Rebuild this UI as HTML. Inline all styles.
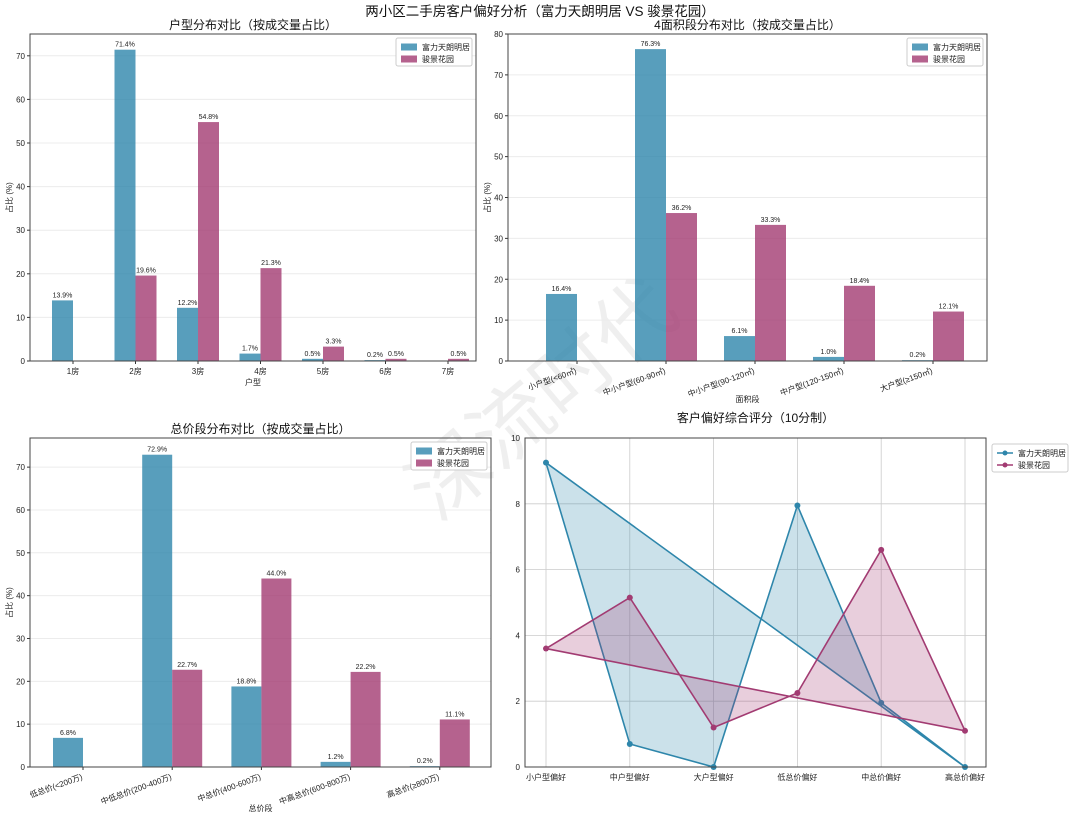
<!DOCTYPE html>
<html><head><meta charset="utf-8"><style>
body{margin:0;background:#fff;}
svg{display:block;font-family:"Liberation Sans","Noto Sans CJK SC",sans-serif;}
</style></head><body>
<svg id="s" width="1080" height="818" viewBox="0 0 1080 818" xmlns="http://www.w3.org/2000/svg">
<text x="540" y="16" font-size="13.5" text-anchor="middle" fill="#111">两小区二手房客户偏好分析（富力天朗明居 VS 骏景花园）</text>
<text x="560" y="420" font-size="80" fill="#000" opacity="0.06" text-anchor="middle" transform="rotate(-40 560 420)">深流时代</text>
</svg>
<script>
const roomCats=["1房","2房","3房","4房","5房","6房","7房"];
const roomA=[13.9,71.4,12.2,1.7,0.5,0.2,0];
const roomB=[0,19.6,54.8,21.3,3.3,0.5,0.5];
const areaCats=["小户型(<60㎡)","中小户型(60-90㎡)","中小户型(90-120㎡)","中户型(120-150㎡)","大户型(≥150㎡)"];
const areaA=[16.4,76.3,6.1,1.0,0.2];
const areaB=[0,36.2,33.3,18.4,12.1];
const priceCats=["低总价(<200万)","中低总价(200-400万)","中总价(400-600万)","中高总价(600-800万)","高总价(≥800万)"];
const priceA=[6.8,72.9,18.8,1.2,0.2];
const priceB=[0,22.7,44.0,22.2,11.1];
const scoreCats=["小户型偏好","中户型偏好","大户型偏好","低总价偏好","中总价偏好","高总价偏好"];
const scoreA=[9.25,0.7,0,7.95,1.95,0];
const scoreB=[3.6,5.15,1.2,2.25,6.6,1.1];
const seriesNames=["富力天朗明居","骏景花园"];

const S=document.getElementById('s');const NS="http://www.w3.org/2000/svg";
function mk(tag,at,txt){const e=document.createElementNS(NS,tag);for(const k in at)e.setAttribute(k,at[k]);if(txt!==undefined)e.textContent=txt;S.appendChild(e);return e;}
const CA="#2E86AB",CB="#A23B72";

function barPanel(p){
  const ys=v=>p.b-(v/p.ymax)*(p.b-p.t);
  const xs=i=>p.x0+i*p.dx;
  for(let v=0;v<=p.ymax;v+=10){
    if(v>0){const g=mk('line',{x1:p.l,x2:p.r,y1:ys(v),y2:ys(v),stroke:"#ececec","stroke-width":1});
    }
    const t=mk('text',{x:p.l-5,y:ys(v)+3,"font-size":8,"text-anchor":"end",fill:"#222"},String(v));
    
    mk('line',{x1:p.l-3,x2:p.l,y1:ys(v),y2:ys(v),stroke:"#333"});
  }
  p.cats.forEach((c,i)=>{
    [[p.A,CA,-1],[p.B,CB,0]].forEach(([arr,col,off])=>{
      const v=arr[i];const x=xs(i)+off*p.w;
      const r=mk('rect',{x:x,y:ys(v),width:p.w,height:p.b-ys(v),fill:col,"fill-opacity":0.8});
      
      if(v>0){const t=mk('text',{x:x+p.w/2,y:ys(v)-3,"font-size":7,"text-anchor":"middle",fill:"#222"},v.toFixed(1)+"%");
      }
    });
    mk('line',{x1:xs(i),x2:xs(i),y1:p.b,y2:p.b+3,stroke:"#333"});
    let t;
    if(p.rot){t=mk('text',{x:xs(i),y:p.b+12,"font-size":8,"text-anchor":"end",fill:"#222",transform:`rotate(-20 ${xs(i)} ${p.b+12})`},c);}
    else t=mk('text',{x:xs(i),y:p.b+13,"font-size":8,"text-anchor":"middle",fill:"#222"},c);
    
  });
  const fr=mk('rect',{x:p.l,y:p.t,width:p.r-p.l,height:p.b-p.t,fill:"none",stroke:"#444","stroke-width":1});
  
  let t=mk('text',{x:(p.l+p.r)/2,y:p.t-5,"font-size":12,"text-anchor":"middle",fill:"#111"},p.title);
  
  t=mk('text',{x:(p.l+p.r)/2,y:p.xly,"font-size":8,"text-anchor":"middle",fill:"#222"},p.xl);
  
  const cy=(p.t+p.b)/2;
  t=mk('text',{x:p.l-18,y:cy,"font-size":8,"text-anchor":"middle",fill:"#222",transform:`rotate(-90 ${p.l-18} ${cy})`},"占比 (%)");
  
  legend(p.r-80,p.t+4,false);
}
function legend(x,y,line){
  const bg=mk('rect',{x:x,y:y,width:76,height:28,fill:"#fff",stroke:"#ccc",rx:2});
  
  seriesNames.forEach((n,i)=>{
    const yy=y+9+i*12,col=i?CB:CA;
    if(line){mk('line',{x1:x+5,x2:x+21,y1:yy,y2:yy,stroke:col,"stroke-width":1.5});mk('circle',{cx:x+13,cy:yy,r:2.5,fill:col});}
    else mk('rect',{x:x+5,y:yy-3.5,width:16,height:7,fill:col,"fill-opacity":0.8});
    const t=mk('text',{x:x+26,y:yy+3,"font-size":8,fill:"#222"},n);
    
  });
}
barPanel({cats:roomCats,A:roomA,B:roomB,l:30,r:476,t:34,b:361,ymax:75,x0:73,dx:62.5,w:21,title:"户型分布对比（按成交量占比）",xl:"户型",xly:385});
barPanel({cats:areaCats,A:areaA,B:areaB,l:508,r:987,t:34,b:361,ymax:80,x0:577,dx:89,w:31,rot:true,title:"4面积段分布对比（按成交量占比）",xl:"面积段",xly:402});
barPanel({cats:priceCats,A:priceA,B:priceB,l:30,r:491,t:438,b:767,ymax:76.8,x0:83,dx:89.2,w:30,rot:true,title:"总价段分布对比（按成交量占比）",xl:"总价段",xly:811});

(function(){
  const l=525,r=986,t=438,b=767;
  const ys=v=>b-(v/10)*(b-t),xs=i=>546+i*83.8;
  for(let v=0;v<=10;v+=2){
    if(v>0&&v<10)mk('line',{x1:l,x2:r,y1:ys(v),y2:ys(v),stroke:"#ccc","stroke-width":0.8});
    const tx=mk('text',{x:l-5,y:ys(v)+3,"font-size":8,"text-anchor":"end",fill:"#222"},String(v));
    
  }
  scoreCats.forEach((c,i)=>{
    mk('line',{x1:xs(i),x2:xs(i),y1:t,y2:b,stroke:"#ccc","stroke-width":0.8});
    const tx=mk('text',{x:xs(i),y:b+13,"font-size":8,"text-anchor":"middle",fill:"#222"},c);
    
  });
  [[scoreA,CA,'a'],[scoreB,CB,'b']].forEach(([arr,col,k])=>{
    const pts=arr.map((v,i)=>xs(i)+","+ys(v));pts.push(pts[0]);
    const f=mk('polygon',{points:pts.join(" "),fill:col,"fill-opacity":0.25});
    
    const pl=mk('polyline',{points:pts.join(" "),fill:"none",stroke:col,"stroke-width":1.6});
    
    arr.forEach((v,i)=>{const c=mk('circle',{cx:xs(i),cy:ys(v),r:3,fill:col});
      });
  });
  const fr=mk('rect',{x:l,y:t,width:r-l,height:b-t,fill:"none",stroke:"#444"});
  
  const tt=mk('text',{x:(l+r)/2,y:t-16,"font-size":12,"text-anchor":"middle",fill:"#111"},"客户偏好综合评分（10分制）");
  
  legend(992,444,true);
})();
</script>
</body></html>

==================================================

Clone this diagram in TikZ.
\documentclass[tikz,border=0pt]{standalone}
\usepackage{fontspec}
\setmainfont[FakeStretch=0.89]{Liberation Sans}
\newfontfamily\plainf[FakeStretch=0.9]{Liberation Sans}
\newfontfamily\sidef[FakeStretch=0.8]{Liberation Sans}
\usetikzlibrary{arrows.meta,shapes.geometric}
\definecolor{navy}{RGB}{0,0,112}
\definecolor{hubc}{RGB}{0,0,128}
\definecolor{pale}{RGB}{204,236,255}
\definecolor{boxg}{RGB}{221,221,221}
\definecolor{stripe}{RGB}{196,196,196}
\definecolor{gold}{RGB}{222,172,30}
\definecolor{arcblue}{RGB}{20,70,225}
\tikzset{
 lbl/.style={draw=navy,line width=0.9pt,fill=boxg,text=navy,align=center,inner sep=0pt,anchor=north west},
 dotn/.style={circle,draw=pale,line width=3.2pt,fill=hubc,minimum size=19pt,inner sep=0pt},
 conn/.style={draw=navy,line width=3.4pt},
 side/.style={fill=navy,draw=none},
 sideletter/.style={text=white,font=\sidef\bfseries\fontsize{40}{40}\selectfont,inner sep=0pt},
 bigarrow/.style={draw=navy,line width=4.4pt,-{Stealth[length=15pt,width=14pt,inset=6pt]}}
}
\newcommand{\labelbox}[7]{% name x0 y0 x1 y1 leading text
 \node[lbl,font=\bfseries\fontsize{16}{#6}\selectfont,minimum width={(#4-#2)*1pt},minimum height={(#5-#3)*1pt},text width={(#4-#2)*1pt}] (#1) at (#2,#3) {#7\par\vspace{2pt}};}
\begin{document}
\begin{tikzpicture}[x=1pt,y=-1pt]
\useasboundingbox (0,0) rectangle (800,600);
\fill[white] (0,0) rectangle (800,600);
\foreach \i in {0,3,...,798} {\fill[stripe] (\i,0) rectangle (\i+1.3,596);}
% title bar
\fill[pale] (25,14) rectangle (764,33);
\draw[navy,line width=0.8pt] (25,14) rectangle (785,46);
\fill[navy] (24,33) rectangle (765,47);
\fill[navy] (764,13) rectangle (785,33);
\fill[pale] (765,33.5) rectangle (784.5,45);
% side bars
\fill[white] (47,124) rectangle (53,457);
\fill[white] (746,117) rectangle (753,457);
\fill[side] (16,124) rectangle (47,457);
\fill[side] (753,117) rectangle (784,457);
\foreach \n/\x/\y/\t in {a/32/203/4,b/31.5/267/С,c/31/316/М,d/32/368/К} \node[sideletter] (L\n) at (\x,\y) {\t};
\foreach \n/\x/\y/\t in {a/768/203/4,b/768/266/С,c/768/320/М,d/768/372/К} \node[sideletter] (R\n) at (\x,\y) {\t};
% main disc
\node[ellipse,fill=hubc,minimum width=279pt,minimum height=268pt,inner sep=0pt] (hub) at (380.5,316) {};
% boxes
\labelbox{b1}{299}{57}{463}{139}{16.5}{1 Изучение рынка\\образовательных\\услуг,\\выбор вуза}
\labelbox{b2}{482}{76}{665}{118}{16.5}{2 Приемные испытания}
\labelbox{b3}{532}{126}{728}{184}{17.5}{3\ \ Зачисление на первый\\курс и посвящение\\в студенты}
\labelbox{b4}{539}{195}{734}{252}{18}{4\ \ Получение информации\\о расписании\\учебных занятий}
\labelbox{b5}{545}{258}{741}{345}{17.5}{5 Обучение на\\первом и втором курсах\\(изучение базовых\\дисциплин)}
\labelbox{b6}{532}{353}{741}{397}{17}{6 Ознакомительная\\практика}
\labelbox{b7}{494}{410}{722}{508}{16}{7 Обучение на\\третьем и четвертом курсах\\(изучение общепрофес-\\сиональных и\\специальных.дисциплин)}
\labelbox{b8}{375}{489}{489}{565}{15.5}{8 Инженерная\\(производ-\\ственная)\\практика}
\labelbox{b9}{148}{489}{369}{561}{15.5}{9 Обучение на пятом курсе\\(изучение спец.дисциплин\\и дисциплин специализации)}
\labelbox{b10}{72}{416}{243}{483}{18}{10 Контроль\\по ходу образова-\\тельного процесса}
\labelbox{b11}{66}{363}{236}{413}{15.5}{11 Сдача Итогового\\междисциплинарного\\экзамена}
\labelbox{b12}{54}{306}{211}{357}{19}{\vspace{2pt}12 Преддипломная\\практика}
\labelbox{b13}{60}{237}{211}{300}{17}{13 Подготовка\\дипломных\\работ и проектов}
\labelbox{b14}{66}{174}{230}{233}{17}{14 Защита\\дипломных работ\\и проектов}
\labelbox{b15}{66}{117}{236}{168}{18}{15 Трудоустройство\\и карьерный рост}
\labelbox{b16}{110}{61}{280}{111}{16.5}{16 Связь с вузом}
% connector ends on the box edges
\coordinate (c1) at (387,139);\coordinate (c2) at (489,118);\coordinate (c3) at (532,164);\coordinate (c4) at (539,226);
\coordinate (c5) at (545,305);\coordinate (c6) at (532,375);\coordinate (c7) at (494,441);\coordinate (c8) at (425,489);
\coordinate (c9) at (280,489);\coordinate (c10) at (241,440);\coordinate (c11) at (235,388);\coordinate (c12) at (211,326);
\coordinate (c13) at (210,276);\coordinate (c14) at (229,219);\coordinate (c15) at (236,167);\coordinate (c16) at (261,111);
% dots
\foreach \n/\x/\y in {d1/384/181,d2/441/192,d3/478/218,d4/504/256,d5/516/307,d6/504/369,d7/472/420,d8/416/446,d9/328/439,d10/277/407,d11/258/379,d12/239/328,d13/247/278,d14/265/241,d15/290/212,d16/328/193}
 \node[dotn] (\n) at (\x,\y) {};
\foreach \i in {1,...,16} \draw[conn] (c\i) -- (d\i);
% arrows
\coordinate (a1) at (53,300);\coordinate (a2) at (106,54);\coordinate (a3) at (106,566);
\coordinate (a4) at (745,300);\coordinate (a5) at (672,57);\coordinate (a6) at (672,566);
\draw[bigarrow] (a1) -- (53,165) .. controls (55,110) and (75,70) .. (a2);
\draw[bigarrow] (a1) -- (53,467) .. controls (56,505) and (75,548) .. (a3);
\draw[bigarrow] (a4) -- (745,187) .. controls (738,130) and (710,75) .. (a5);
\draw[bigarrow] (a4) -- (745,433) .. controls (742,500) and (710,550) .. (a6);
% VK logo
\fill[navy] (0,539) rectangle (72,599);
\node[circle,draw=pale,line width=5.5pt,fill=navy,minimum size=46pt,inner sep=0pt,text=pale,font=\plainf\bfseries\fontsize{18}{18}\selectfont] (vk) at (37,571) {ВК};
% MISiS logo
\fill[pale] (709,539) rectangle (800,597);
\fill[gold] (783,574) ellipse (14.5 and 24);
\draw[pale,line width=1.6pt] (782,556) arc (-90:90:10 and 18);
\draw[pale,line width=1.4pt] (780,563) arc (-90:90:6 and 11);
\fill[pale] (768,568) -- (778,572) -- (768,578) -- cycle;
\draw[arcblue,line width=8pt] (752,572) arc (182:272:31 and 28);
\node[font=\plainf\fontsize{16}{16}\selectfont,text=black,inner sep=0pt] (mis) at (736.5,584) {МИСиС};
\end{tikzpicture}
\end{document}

==================================================

**GIVEN PROBLEM**
Using the listing above, pull out all lines that hold the word "this".

**FULL OUTPUT**
Rebuild this UI as HTML. Inline all styles.
Clone this diagram in TikZ.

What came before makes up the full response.